In a private limited company, a specific person can enter into various kinds of contracts simultaneously; that is, they can be a shareholder, member, creditor, employee, etc., of the company simultaneously.

  • Easy to maintain

Several online accounting software has made it easy for a private limited company to maintain all its finances and accounting process.

  • Flexible management

The pvt limited company is very popular among small business owners who don’t have enough resources to set up a public limited company. Hence, a single business owner with a limited number of shareholders can manage the company successfully.

  • Tax efficient

Private limited companies claim corporation tax relief on their profits. Hence, they are considered to be very tax efficient.

Process of Incorporation

  • Filling the documents with the registrar

The initial step during the registration process is to fill out all the documents, including the memorandum of association, article of association, declaration by the people involved in the registration process, declaration by subscribers, address of correspondence, particulars of first subscribers, and directors, etc.

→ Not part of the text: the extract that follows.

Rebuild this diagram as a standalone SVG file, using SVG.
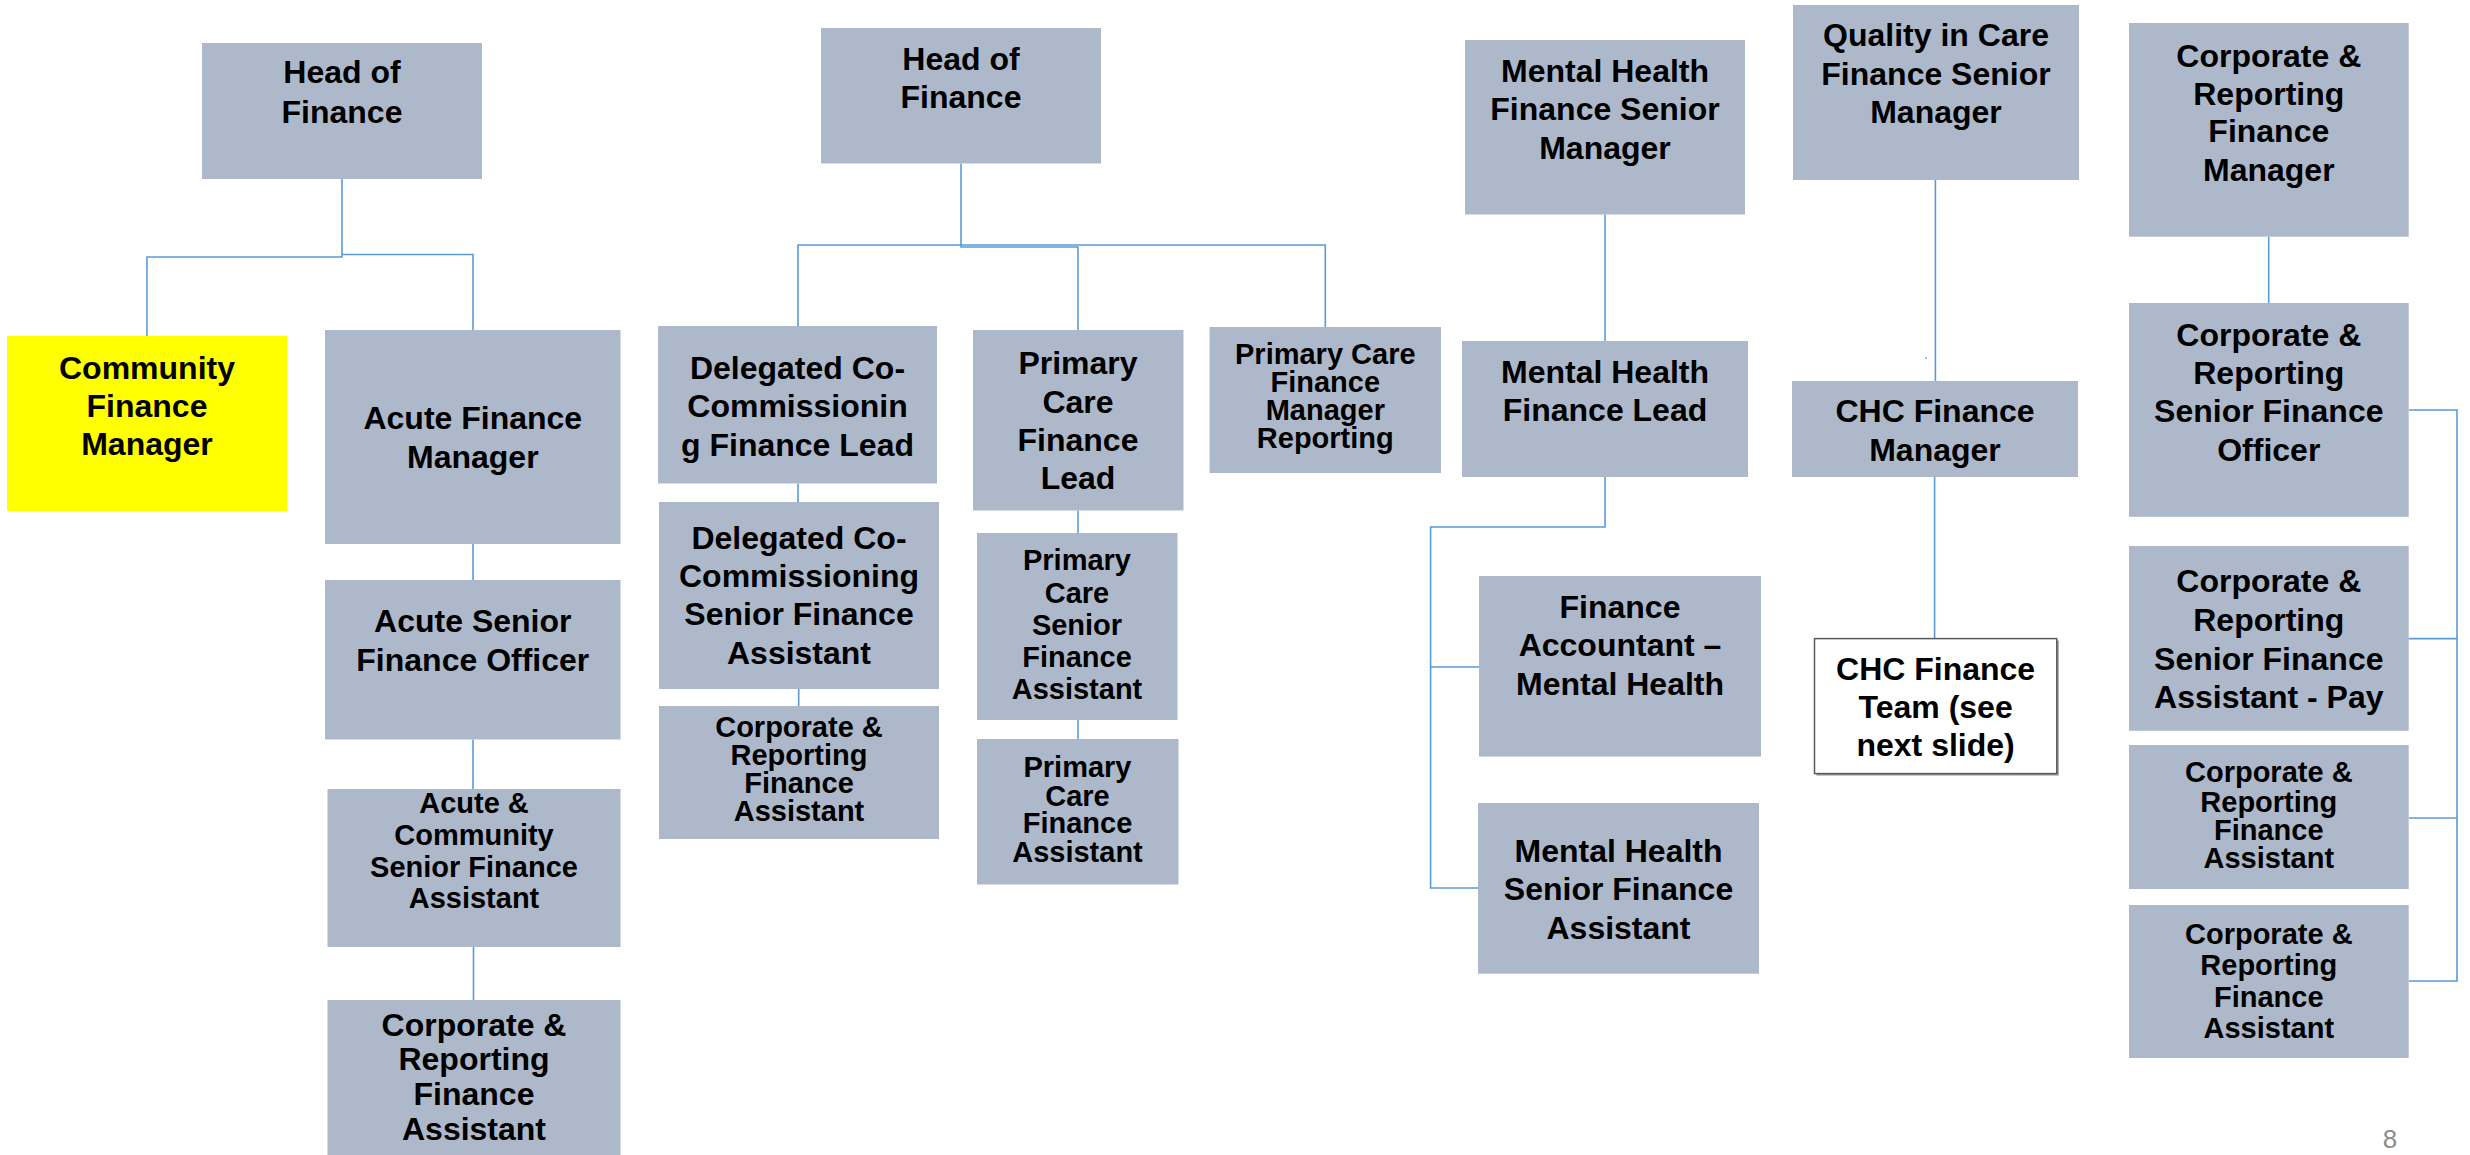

  • Issue of certificate of incorporation

After one successfully register a company, the registrar will issue a certificate of incorporation as prescribed to the point that the proposed company is incorporated under this act.

  • Allotment of CIN

On and from the date mentioned in the company’s certificate of incorporation, the registrar shall allot a Corporate Identity Number (CIN) which will define the company’s distinct identity and will also be included in the certificate of incorporation.

Key takeaways

A private limited company is an individual entity created by law, has the limited liability of its members, restricts the transfer of its shares, and limits the total number of members up to 200. The company can be divided into three basic types: a company limited by shares, a company limited by guarantee, and an unlimited company. The increasing number of start-ups and enterprises has led to a constant increase in the Importance of a private limited company in India.